*Exercise objective*: Without the pictures, retype exactly the lines from the top of the entries below through the line that contains "from matplotlib.ticker import MultipleLocator".

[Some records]
● ● ●

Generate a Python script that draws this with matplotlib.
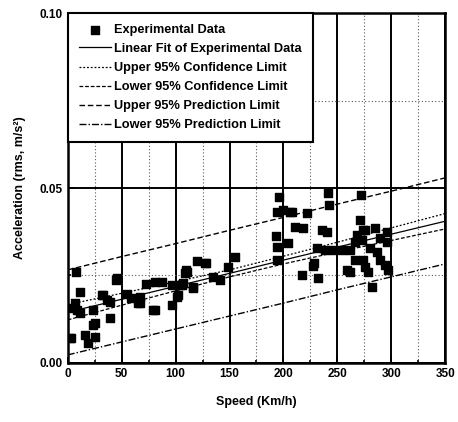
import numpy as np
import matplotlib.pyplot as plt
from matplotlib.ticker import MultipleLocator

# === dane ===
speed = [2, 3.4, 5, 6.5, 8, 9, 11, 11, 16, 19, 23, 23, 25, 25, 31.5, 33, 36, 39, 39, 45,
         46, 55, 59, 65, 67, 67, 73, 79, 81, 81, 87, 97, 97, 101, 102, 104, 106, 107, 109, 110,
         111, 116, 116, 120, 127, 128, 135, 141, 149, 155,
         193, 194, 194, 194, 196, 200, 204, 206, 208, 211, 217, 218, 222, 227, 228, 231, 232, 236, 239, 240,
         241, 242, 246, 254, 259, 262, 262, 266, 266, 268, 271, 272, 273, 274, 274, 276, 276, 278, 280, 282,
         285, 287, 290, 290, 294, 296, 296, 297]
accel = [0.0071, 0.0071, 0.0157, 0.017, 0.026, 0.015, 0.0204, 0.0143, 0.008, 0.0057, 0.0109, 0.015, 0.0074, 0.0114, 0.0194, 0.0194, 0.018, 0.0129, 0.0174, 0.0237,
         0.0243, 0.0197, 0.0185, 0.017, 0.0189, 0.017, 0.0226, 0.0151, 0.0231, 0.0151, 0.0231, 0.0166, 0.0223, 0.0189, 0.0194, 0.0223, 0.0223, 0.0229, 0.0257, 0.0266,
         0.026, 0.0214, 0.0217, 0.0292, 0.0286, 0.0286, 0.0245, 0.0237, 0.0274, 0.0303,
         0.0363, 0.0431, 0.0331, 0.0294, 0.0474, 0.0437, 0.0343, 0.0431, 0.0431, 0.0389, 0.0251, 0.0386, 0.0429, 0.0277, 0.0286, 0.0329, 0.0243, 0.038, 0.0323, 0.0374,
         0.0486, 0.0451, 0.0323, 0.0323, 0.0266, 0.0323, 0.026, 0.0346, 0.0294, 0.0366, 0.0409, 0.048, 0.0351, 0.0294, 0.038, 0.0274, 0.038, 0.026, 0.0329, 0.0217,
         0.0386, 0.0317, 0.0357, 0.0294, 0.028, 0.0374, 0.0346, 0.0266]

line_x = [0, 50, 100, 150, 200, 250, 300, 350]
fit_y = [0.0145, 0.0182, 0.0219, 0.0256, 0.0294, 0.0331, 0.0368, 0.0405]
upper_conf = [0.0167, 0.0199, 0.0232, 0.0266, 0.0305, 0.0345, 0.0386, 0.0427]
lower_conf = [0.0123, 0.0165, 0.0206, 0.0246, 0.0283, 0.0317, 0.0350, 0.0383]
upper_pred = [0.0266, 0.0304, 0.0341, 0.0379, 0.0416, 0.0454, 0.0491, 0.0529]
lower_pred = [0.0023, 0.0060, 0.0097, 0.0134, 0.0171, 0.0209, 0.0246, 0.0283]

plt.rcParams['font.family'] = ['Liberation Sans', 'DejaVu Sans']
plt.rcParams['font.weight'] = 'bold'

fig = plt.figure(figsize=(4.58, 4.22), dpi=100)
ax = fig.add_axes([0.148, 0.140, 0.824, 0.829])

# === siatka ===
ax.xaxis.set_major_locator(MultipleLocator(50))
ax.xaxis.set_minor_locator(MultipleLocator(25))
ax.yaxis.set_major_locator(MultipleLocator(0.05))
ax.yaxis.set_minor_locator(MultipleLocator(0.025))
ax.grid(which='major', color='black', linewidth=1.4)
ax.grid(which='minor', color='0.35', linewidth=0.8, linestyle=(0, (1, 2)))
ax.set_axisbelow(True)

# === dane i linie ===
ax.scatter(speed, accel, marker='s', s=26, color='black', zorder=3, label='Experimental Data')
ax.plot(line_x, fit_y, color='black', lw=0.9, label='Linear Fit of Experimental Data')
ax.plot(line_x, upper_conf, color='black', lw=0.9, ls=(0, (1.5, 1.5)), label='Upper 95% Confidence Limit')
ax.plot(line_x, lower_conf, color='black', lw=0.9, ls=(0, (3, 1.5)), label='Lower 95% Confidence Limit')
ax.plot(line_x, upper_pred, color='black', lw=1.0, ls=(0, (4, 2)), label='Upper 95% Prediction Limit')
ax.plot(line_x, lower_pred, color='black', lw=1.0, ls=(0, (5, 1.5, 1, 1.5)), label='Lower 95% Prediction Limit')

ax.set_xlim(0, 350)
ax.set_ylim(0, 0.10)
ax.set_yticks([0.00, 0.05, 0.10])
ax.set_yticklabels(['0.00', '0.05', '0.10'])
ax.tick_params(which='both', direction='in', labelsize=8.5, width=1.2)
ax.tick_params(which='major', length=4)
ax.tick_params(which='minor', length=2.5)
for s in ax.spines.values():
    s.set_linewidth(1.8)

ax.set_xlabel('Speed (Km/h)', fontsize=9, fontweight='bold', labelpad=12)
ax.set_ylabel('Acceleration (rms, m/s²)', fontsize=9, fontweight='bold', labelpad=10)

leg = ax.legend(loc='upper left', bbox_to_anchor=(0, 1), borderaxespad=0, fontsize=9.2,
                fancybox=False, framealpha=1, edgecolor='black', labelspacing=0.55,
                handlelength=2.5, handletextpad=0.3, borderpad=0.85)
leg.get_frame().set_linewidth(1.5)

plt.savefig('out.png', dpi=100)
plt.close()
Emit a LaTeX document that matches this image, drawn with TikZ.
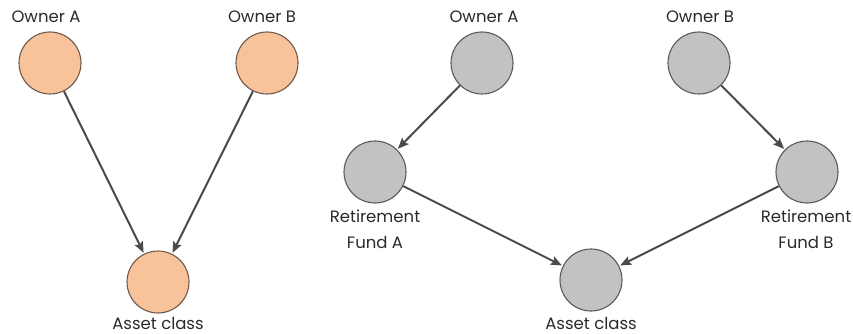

● ● ●

*The reply*:
Generate a Python script that draws this with matplotlib.
import numpy as np
import matplotlib.pyplot as plt
from matplotlib.ticker import MultipleLocator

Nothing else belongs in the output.